Y me preguntaba si esta no sería una anormalidad, cuando tuve que retirar semejante presunción, en vista de que varios vinateros colocaban bancos de tabla con capacidad para tres o cuatro ciudadanos, en sus asientos. Y mientras yo abría la boca, pues era la primera vez en mi vida que asistía a semejante espectáculo portuario, llegó un hombre de una sola pierna, con dos muletas, y se ubicó de inmediato en un banco, y entonces no pude menos de acordarme de la Isla del Tesoro y del famoso pirata de una sola pierna y cara ajamonada. Me acerqué al insigne estropeado y le pedí permiso para sacarle una fotografía, a lo cual el hombre, imperturbable y magnánimo, me respondió:

-Por mí saque todas las que quiera.

De manera que si la foto no se ha velado, tendrán el gusto de conocer a uno de los contemplativos de la calle Roca.

Frente a otro establecimiento donde se vendía el jugo de uva convenientemente fermentado, descubrí un grupo de viejos de pelo amarillo, sacos azules y pantalones color canela. Contemplaban el río y, para no perder detalle alguno de él, comenzaban a mirarlo a las ocho en punto de la mañana, lo cual pinta muy a las claras el fervor que tienen los nativos de Patagones, por su hermoso Río de la Paz. Otra respetable cantidad de patagonenses permanecía sentada en un malecón, las piernas al aire, escupiendo al río, y siguiendo cada uno con la mirada su mancha de saliva, hasta que la perdía de vista.

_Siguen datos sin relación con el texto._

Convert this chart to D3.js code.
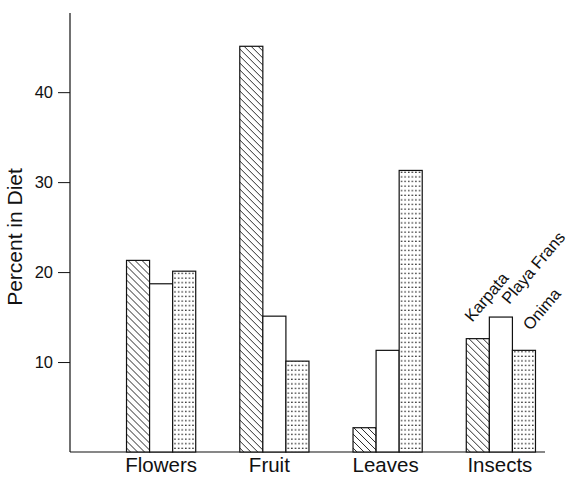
<!DOCTYPE html>
<html>
<head>
<meta charset="utf-8">
<script src="https://cdn.jsdelivr.net/npm/d3@7"></script>
<style>
  html, body { margin: 0; padding: 0; background: #fff; }
  svg { display: block; font-family: "Liberation Sans", Arial, Helvetica, sans-serif; }
</style>
</head>
<body>
<svg id="chart" width="572" height="477"></svg>
<script>
// Diet composition by food type at three sites
const categories = ["Flowers", "Fruit", "Leaves", "Insects"];
const sites = ["Karpata", "Playa Frans", "Onima"];
const karpata = [21.3, 45.1, 2.7, 12.6];
const playaFrans = [18.7, 15.1, 11.3, 15.0];
const onima = [20.1, 10.1, 31.3, 11.3];
const yTicks = [10, 20, 30, 40];

const seriesValues = [karpata, playaFrans, onima];

const svg = d3.select("#chart");
const defs = svg.append("defs");

// Diagonal hatching for Karpata
const hatch = defs.append("pattern")
  .attr("id", "hatch")
  .attr("patternUnits", "userSpaceOnUse")
  .attr("width", 7).attr("height", 7);
hatch.append("rect").attr("width", 7).attr("height", 7).attr("fill", "#fff");
hatch.append("path")
  .attr("d", "M-1,-1 L8,8 M-1,6 L1,8 M6,-1 L8,1")
  .attr("stroke", "#111").attr("stroke-width", 0.9);

// Stipple for Onima
const dots = defs.append("pattern")
  .attr("id", "dots")
  .attr("patternUnits", "userSpaceOnUse")
  .attr("width", 3.6).attr("height", 4.6);
dots.append("rect").attr("width", 3.6).attr("height", 4.6).attr("fill", "#fff");
dots.append("rect").attr("x", 1).attr("y", 1.5).attr("width", 1.4).attr("height", 1.2).attr("fill", "#111");

const fills = ["url(#hatch)", "#fff", "url(#dots)"];

const y = d3.scaleLinear().domain([0, 48.8]).range([452, 13]);
const x0 = d3.scaleBand().domain(categories).range([105, 557]).paddingInner(0.389).paddingOuter(0.19);
const x1 = d3.scaleBand().domain(sites).range([0, x0.bandwidth()]);

// Y axis
const yAxis = d3.axisLeft(y).tickValues(yTicks).tickSize(12).tickPadding(5).tickFormat(d3.format("d"));
const gy = svg.append("g").attr("transform", "translate(70,0)").call(yAxis);
gy.select(".domain").attr("d", `M0,${y(48.8)}V${y(0)}`).attr("stroke", "#111").attr("stroke-width", 1.2);
gy.selectAll(".tick line").attr("stroke", "#111").attr("stroke-width", 1);
gy.selectAll(".tick text").attr("font-size", 16.5).attr("fill", "#111")
  .attr("font-family", "\"Liberation Sans\", Arial, sans-serif");

// Baseline
svg.append("line")
  .attr("x1", 70).attr("x2", 545)
  .attr("y1", y(0)).attr("y2", y(0))
  .attr("stroke", "#111").attr("stroke-width", 1.2);

// Bars
const groups = svg.append("g").selectAll("g")
  .data(categories)
  .join("g")
  .attr("transform", d => `translate(${x0(d)},0)`);

groups.selectAll("rect")
  .data((c, ci) => sites.map((s, si) => ({ site: s, si, value: seriesValues[si][ci] })))
  .join("rect")
  .attr("x", d => x1(d.site))
  .attr("y", d => y(d.value))
  .attr("width", x1.bandwidth())
  .attr("height", d => y(0) - y(d.value))
  .attr("fill", d => fills[d.si])
  .attr("stroke", "#111")
  .attr("stroke-width", 1.2);

// Category labels
const labelNudge = [0, -5, -2, -1];
svg.append("g").selectAll("text")
  .data(categories)
  .join("text")
  .attr("x", (d, i) => x0(d) + x0.bandwidth() / 2 + labelNudge[i])
  .attr("y", 472)
  .attr("text-anchor", "middle")
  .attr("font-size", 20.5)
  .attr("fill", "#111")
  .text(d => d);

// Y axis title
svg.append("text")
  .attr("transform", "translate(22,237) rotate(-90)")
  .attr("text-anchor", "middle")
  .attr("font-size", 21)
  .attr("fill", "#111")
  .text("Percent in Diet");

// Site labels above the Insects bars
const last = categories.length - 1;
const labelOffsets = [[6, -16], [20, -12], [18, -19]];
svg.append("g").selectAll("text")
  .data(sites)
  .join("text")
  .attr("transform", (s, i) => {
    const bx = x0(categories[last]) + x1(s) + labelOffsets[i][0];
    const by = y(seriesValues[i][last]) + labelOffsets[i][1];
    return `translate(${bx},${by}) rotate(-50)`;
  })
  .attr("font-size", 16.5)
  .attr("fill", "#111")
  .text(s => s);
</script>
</body>
</html>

Y estos eran hombres mal entrazados que en otros puertos hubieran hombreado bolsas o muy pesados bultos, pero aquí estaban desde temprano dedicados a las arduas tareas de la contemplación, que requiere un temperamento entrenado, pues la contemplación no es una disciplina que se puede practicar de hoy para mañana, y sí requiere una larga práctica de dolce far niente, de flaca graduada y vagancia dosificada.

Y, como dije en notas anteriores, sólo un buque estaba cargando en el puerto, y era el «Toro», y para que peones de la barraca no tuvieran excesivo trabajo, lanzaban las bolsas encima de una vagoneta que arrastraba un caballo, y para que el caballo no se matara padeciendo noblemente en la vagoneta, esta corría sobre rieles lubricados, de manera que cuando me aparté del puerto no pude menos de echarle una sonrisa a un bodeguero que le estaba lavando la cara a su comercio. Tan poco tendría que hacer el hombre, que le lanzaba a la pared con una jarra volúmenes de agua para ablandar el engrudo de un inocente afiche durante la noche. Y cuando comenzó a raspar el papelote con un tremendo cuchillo, como para degollar a un gigante, un grupo de patagonenses formó un amplio círculo en redor de él y todos asombrados lo miraban cómo trabajaba. Y yo también.